**Problem to work on**
Copy out the data below as written; omit any images.
--- Begin Data extract ---
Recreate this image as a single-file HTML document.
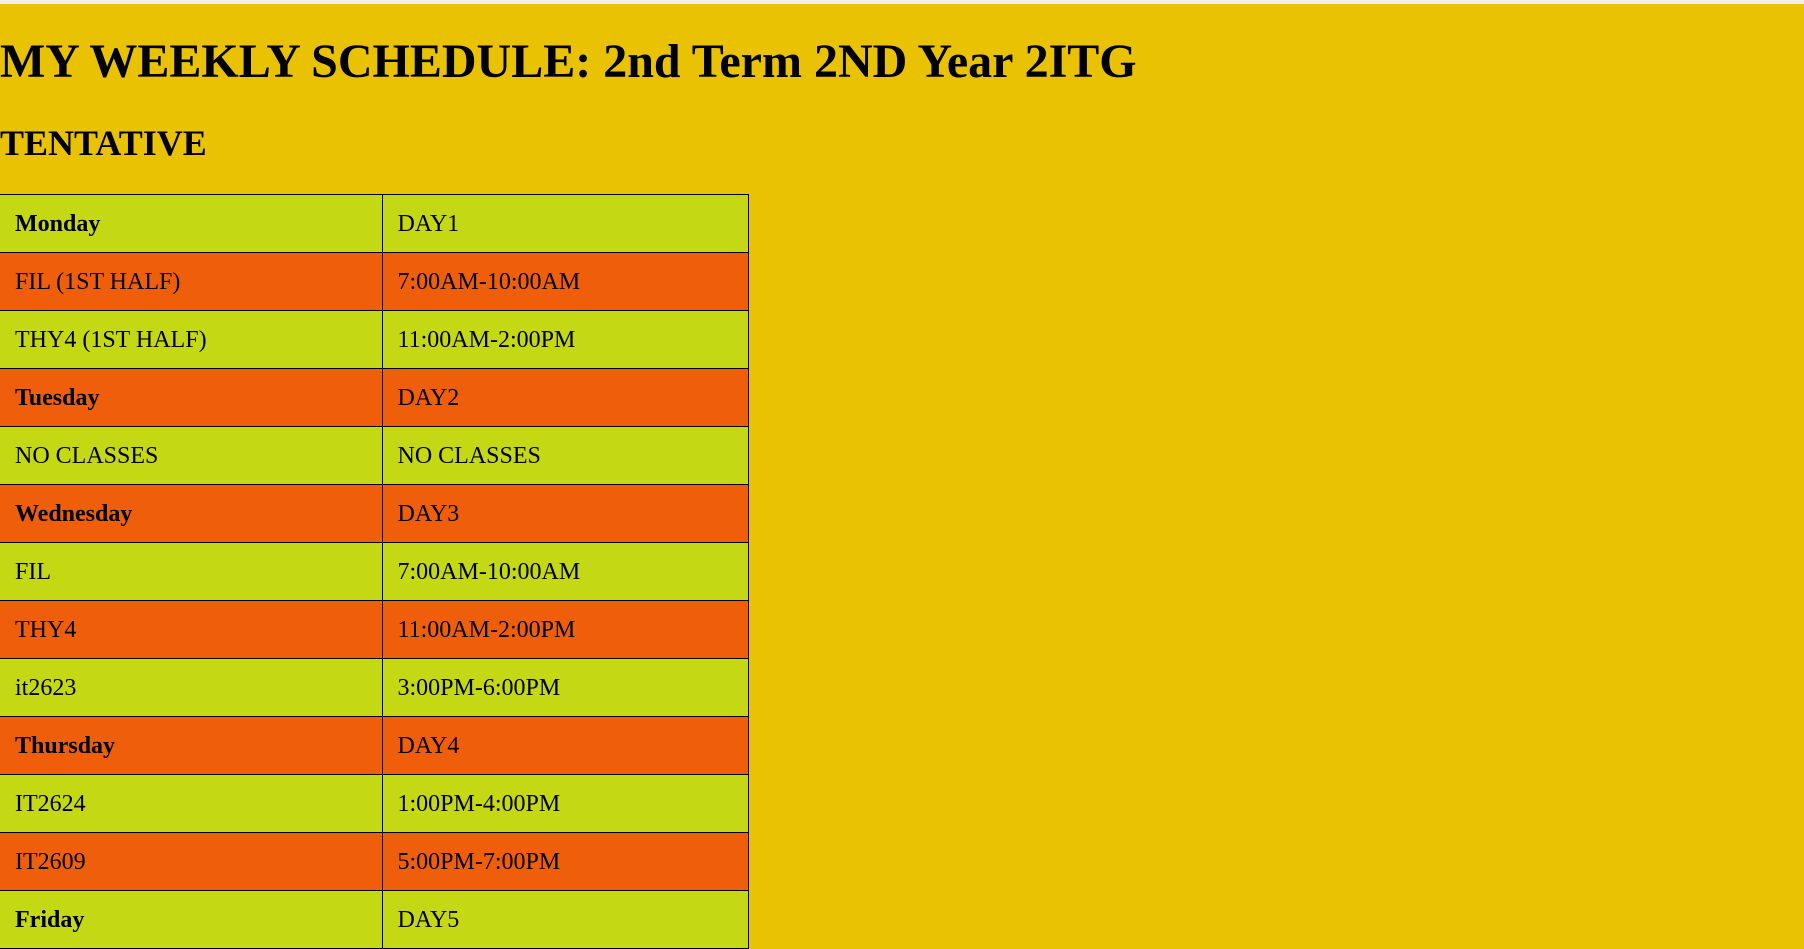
<!DOCTYPE html>
<html><head><meta charset="utf-8"><style>
html,body{margin:0;padding:0;width:1804px;height:889px;overflow:hidden;background:#E9C204;font-family:"Liberation Serif",serif;color:#000}
#strip{position:absolute;left:0;top:0;width:1804px;height:4px;background:#eeeeee}
h1{position:absolute;left:0;top:32px;margin:0;font-size:48px;line-height:60px;font-weight:bold;white-space:nowrap}
h2{position:absolute;left:0;top:121px;margin:0;font-size:36px;line-height:44px;font-weight:bold}
table{position:absolute;left:0;top:194px;border-collapse:collapse;width:749px}
td{border:1px solid #000;height:58px;padding:2px 0 0 15px;font-size:24px;vertical-align:middle;box-sizing:border-box}
td:first-child{width:382px;border-left:none}
tr.g td{background:#C4D813}
tr.o td{background:#EF5E0A}
b{font-weight:bold}
</style></head><body>
<div id="strip"></div>
<h1>MY WEEKLY SCHEDULE: 2nd Term 2ND Year 2ITG</h1>
<h2>TENTATIVE</h2>
<table>
<tr class="g"><td><b>Monday</b></td><td>DAY1</td></tr>
<tr class="o"><td>FIL (1ST HALF)</td><td>7:00AM-10:00AM</td></tr>
<tr class="g"><td>THY4 (1ST HALF)</td><td>11:00AM-2:00PM</td></tr>
<tr class="o"><td><b>Tuesday</b></td><td>DAY2</td></tr>
<tr class="g"><td>NO CLASSES</td><td>NO CLASSES</td></tr>
<tr class="o"><td><b>Wednesday</b></td><td>DAY3</td></tr>
<tr class="g"><td>FIL</td><td>7:00AM-10:00AM</td></tr>
<tr class="o"><td>THY4</td><td>11:00AM-2:00PM</td></tr>
<tr class="g"><td>it2623</td><td>3:00PM-6:00PM</td></tr>
<tr class="o"><td><b>Thursday</b></td><td>DAY4</td></tr>
<tr class="g"><td>IT2624</td><td>1:00PM-4:00PM</td></tr>
<tr class="o"><td>IT2609</td><td>5:00PM-7:00PM</td></tr>
<tr class="g"><td><b>Friday</b></td><td>DAY5</td></tr>
</table>
</body></html>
--- End Data extract ---
**Written solution**
Recreate this image as a single-file HTML document.
<!DOCTYPE html>
<html><head><meta charset="utf-8"><style>
html,body{margin:0;padding:0;width:1804px;height:889px;overflow:hidden;background:#E9C204;font-family:"Liberation Serif",serif;color:#000}
#strip{position:absolute;left:0;top:0;width:1804px;height:4px;background:#eeeeee}
h1{position:absolute;left:0;top:32px;margin:0;font-size:48px;line-height:60px;font-weight:bold;white-space:nowrap}
h2{position:absolute;left:0;top:121px;margin:0;font-size:36px;line-height:44px;font-weight:bold}
table{position:absolute;left:0;top:194px;border-collapse:collapse;width:749px}
td{border:1px solid #000;height:58px;padding:2px 0 0 15px;font-size:24px;vertical-align:middle;box-sizing:border-box}
td:first-child{width:382px;border-left:none}
tr.g td{background:#C4D813}
tr.o td{background:#EF5E0A}
b{font-weight:bold}
</style></head><body>
<div id="strip"></div>
<h1>MY WEEKLY SCHEDULE: 2nd Term 2ND Year 2ITG</h1>
<h2>TENTATIVE</h2>
<table>
<tr class="g"><td><b>Monday</b></td><td>DAY1</td></tr>
<tr class="o"><td>FIL (1ST HALF)</td><td>7:00AM-10:00AM</td></tr>
<tr class="g"><td>THY4 (1ST HALF)</td><td>11:00AM-2:00PM</td></tr>
<tr class="o"><td><b>Tuesday</b></td><td>DAY2</td></tr>
<tr class="g"><td>NO CLASSES</td><td>NO CLASSES</td></tr>
<tr class="o"><td><b>Wednesday</b></td><td>DAY3</td></tr>
<tr class="g"><td>FIL</td><td>7:00AM-10:00AM</td></tr>
<tr class="o"><td>THY4</td><td>11:00AM-2:00PM</td></tr>
<tr class="g"><td>it2623</td><td>3:00PM-6:00PM</td></tr>
<tr class="o"><td><b>Thursday</b></td><td>DAY4</td></tr>
<tr class="g"><td>IT2624</td><td>1:00PM-4:00PM</td></tr>
<tr class="o"><td>IT2609</td><td>5:00PM-7:00PM</td></tr>
<tr class="g"><td><b>Friday</b></td><td>DAY5</td></tr>
</table>
</body></html>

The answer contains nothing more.